Collection entries
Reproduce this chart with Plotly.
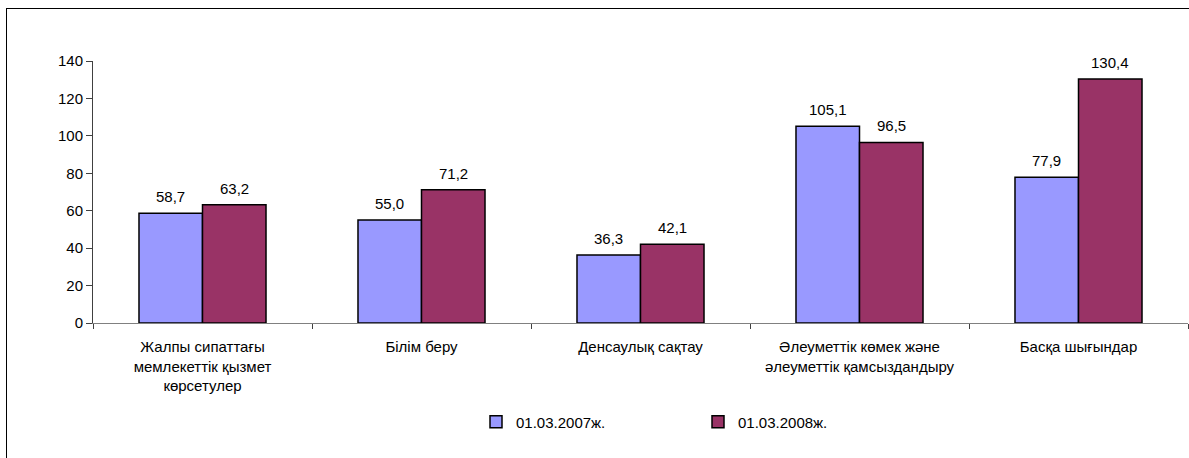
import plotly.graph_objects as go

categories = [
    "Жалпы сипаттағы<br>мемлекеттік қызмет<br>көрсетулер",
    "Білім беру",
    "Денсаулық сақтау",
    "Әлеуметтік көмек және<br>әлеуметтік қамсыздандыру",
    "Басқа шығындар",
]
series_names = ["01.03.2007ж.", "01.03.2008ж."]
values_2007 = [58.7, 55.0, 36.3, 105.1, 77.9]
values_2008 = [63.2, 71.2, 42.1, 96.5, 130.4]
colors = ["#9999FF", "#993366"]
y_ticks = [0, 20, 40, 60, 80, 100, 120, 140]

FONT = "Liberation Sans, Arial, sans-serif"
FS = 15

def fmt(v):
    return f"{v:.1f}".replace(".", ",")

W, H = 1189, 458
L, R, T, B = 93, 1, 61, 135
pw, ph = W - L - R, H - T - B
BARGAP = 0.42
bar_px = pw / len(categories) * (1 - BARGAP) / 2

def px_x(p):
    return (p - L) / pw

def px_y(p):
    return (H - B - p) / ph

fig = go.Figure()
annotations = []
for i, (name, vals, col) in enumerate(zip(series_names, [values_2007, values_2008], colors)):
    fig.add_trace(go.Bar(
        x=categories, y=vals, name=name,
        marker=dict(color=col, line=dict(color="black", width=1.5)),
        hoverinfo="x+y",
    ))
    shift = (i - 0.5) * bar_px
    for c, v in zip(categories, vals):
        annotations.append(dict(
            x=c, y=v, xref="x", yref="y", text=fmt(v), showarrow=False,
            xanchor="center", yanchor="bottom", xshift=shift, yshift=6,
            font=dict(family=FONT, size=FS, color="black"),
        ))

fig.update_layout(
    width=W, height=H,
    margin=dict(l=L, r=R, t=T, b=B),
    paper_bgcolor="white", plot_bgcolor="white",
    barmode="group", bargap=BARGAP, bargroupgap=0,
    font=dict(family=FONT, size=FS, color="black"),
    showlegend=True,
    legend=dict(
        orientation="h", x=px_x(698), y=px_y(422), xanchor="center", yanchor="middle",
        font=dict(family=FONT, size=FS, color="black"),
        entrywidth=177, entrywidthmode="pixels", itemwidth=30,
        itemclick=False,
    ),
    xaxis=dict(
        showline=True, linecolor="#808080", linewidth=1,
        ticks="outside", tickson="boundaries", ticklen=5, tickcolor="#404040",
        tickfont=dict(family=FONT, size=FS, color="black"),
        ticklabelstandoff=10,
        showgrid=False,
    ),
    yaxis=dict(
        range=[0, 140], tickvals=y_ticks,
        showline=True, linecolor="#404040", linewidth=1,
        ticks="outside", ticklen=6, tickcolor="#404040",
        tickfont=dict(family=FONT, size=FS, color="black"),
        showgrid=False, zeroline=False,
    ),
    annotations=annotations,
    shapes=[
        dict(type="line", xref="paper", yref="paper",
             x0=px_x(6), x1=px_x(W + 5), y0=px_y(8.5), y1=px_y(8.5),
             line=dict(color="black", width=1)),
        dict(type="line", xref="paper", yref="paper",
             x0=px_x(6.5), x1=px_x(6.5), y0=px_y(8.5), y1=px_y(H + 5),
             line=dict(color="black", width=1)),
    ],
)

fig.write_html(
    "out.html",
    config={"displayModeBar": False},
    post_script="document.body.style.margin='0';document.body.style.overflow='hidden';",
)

...

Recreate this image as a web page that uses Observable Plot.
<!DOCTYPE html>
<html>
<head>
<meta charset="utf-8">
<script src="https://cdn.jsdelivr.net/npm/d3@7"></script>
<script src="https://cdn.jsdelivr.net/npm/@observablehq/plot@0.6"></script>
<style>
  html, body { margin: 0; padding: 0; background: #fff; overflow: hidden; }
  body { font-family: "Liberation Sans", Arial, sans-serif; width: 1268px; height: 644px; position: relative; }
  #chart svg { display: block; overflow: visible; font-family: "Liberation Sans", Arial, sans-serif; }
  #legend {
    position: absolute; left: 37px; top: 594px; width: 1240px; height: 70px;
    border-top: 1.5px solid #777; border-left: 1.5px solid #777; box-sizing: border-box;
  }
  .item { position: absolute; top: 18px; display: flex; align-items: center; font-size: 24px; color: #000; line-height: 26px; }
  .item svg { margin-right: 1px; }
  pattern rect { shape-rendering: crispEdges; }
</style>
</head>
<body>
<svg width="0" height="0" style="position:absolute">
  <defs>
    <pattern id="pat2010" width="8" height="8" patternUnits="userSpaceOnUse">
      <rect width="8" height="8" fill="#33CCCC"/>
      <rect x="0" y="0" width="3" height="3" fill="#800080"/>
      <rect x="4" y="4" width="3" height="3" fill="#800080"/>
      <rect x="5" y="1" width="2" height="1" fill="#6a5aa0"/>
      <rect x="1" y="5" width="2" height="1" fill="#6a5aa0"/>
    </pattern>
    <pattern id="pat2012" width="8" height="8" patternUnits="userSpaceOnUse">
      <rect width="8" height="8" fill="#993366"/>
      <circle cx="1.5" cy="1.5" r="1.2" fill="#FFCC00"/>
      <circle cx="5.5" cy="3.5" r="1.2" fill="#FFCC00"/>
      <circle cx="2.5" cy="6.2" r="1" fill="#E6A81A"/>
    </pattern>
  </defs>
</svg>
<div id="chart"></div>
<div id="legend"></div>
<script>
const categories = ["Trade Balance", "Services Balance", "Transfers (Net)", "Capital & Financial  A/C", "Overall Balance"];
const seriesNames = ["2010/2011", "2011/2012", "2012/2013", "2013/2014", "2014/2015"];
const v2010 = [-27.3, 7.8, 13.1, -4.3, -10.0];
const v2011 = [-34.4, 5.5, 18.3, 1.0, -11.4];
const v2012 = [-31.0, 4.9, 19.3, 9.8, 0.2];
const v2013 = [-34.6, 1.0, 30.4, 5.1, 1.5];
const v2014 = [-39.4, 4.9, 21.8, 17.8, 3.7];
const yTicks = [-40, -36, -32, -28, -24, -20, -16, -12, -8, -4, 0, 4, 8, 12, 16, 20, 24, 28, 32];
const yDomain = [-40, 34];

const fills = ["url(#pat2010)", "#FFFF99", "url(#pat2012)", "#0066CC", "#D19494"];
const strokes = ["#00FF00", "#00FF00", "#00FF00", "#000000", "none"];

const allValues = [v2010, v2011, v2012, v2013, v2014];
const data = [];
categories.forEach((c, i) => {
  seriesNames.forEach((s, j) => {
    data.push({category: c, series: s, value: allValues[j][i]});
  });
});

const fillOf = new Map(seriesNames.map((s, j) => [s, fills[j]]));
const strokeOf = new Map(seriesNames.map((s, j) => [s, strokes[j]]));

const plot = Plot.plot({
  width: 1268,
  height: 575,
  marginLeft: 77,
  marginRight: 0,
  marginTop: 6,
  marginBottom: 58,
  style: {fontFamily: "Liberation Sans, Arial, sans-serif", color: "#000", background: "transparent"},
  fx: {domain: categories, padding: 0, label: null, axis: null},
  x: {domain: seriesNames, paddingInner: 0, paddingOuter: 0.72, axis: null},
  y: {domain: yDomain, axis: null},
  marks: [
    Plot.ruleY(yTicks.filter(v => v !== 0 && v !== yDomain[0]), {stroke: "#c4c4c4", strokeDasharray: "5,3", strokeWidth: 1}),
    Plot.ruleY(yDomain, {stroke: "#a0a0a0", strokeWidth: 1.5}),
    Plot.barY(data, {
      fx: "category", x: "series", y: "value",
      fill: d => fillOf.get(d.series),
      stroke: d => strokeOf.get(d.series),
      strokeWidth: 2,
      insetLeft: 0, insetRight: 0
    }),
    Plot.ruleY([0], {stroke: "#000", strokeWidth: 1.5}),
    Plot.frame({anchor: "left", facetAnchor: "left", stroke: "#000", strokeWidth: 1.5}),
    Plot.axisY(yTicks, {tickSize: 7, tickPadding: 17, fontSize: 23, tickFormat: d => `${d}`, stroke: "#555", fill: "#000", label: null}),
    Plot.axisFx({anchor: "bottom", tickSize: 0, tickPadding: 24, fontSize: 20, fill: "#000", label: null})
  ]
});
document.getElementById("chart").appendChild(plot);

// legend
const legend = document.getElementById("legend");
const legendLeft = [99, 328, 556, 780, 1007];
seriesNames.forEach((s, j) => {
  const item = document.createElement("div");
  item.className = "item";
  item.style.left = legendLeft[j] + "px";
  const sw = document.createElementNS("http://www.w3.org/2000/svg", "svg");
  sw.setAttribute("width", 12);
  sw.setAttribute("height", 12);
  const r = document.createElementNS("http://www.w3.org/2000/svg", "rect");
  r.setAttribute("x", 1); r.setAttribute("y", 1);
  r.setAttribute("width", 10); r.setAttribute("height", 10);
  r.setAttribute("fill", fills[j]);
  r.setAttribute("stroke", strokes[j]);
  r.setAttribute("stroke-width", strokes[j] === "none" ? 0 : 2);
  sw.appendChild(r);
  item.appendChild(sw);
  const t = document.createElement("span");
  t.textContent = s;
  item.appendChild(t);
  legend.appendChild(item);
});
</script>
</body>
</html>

| PROBLEM DETAILS |
For the material above, give again only the lines starting at the line that contains "Reproduce this chart with Plotly." and ending at the line that contains "return (H - B - p) / ph". Pictures do not belong in the copy.

| SOLUTION TO THE EXERCISE |
Reproduce this chart with Plotly.
import plotly.graph_objects as go

categories = [
    "Жалпы сипаттағы<br>мемлекеттік қызмет<br>көрсетулер",
    "Білім беру",
    "Денсаулық сақтау",
    "Әлеуметтік көмек және<br>әлеуметтік қамсыздандыру",
    "Басқа шығындар",
]
series_names = ["01.03.2007ж.", "01.03.2008ж."]
values_2007 = [58.7, 55.0, 36.3, 105.1, 77.9]
values_2008 = [63.2, 71.2, 42.1, 96.5, 130.4]
colors = ["#9999FF", "#993366"]
y_ticks = [0, 20, 40, 60, 80, 100, 120, 140]

FONT = "Liberation Sans, Arial, sans-serif"
FS = 15

def fmt(v):
    return f"{v:.1f}".replace(".", ",")

W, H = 1189, 458
L, R, T, B = 93, 1, 61, 135
pw, ph = W - L - R, H - T - B
BARGAP = 0.42
bar_px = pw / len(categories) * (1 - BARGAP) / 2

def px_x(p):
    return (p - L) / pw

def px_y(p):
    return (H - B - p) / ph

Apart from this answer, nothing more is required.